Realism

George P. Landow, Professor of English and Art History, Brown University

Decorative Initial Many of us use the word "realistic" to mean little more than we approve of something. For example, when your uncle from Topeka, Chicago, or the Bronx advises you to "do something realistic and take a course in accounting," he implies that such a course of action matches his notion of the way things are. Be careful that when you apply the term to a work of literature you refer to the nineteenth-century movement that believed novelists and painters should concentrate on describing the physical, material details of life.

Unlike Platonism and Philosophical Realism (or Idealism), Realism assumes that reality inheres in the here and now, in the everyday. It therefore emphasizes accurate descriptions of specific setting, dress, and character in ways that would have appeared entirely inappropriate to Neoclassical and earlier authors. Realism, which emphasizes the importance of the ordinaryÑthe ordinary person and the ordinary situation, tends to reject the heroic and the aristocratic and embrace the pedestrian, the comic, and the middle class.

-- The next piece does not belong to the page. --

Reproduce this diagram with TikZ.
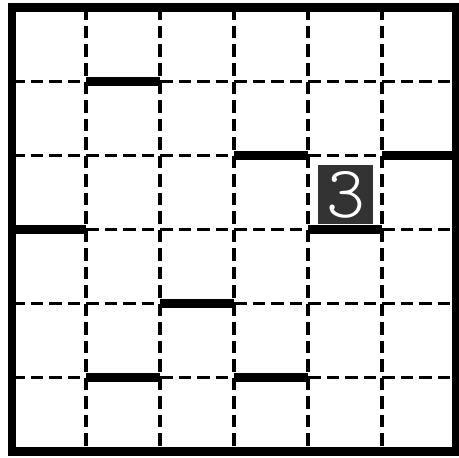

According to George Levine (The Realistic Imagination: English fiction from Frankenstein to Lady Chatterly, Chicago: University of Chicago Press, 1981), "Whatever else it means, it always implies an attempt to use language to get beyond language, to discover some nonverbal truth out there." Changing notions of what is out there obviously affect these essentially problematic notions of realism. Levine also points out that, unlike the movement in France, Realism in England does not focus on

the dregs of society [or] on the degradations and degenerations of humans in bondage to a social and cosmic determinism. It belongs . . . to a "middling" condition and defines itself against the excesses, both stylistic and narrative, of various kinds of romantic, exotic, or sensational literatures. [At the same time] what is unconventional and most exciting about the [English] tradition of realism is its pleasure in abundance, in energy, and the vivid engagement, through language, with the reality just beyond the reach of language. . . . Realistic novels contain more than they formally need. The antiliterary thrust of realism can be taken either as an assertion of the power of the real over the imagined, and hence of a determined world, or as an assertion of the variety and energy against the enclosing and determining forms of art.

Some aspects of fiction, such as description or dialogue, often appear more suited to Realism than do others, such as plot, whose beginning and ending reveals its artificiality. Take each novel you have read in the course and determine which elements seem adequately described by the terms "realist" or "realistic."

See also Linda Nochlin, Realism, (Harmondsworth: Penguin, 1975) which is the best introductory study of realism as a movement in nineteenth-century painting, though it holds to a conservative art-historical view that places French art at the center of the universe.